My son and his wife are having our fourth grandchild. We nearly burst when they told us, trying to imagine another one to love. Their two sons and little daughter would have a little sister in January.
As grandparents we were excited to hear about this new little one. Sometimes the smile I wore was too big for my face, but I didn’t care.
Life has ups and downs
There’s only one thing wrong with getting excited. If things so wrong, it’s a long way down.
I’ve taken that ride before. Like the time my sweet neighbor hung pink and blue balloons on our little tree when she found out I was pregnant. And then they had to be taken down when the script changed for me.
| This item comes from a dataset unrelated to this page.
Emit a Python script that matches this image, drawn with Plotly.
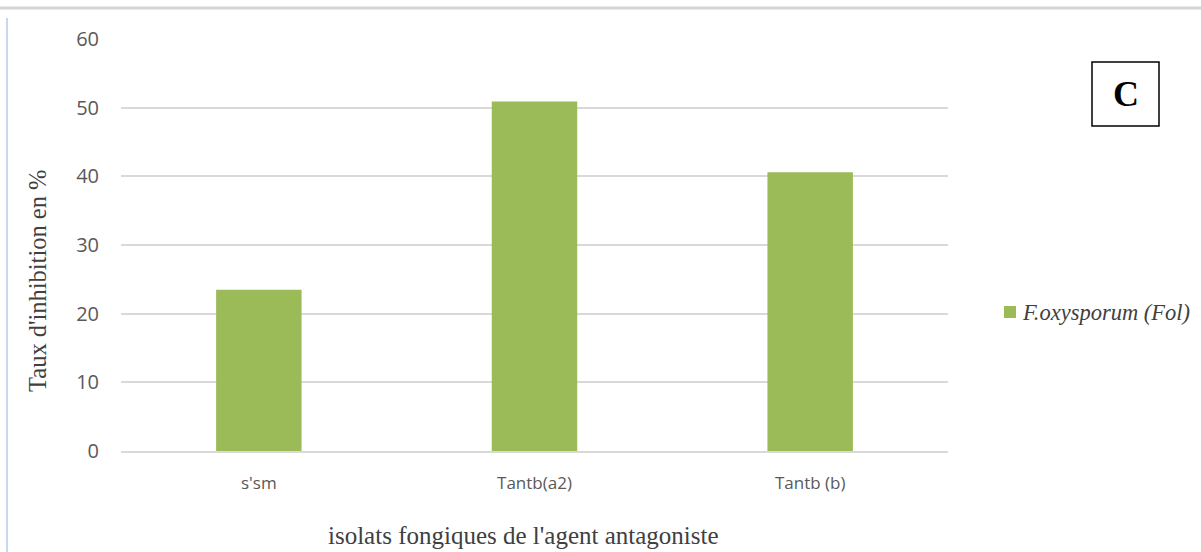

And now years later, I marveled as I watched Nathan and Heather juggle their family life as well as working with their music with Hello Industry. I didn’t mind when their band had a gig, or needed to practice. It meant more face-to-little-face time with my grandchildren, the reason we moved closer.
“We’re shooting a new music video,” Heather told me a few weeks ago.
It went well and they were all excited about it.
A routine doctor’s visit created a dark cloud that still hangs over us. Words were uttered concerning this new little one we’re waiting for: “Trisomy 18…fatal…we don’t know when.”
And their music world intersected with their life. For they began living out the video they had recently produced. A video about receiving news you don’t want to receive.
Test results confirmed the doctor’s fears. Heather said, “Nathan can’t even edit the video, it’s too hard to watch. Everything he was trying to act, he’s now feeling.”
And then I saw the video and I understood completely.
Right now I can’t help with the one thing that really matters.
When life gets difficult we jump in, doing what needs to be done. But often we feel helpless.
Three Things to do When we Can’t help:
1) We can listen. We can be there with the person. And sometimes that requires sitting in silence, giving the person freedom to just be. Silence can be a gift when a person doesn’t feel like talking.
2) We can pray. We might not have the answers to someone’s struggle. There may not BE an answer, but that’s okay. One day we’ll understand.
3) We can love. It may mean bringing a cup of coffee, doing a load of clothes. Maybe just providing a hug. Love wears many outfits.
Right now we’re facing something we don’t want to face. I’m wrestling with the whole thing and my emotions are all over the mat. I’ll do okay for a while and then a wave of grief will knock me off my feet. Or my anger will rise up out of nowhere and I’ll feel like screaming. Sometimes I do.
I know what’s true. I’ve quoted those verses. But it’s hard watching your loved ones hurt. God reminded me he knows that feeling too. He watched at Calvary.
Please pray for our family. And for little Olivia that I’d love to meet. I already love her.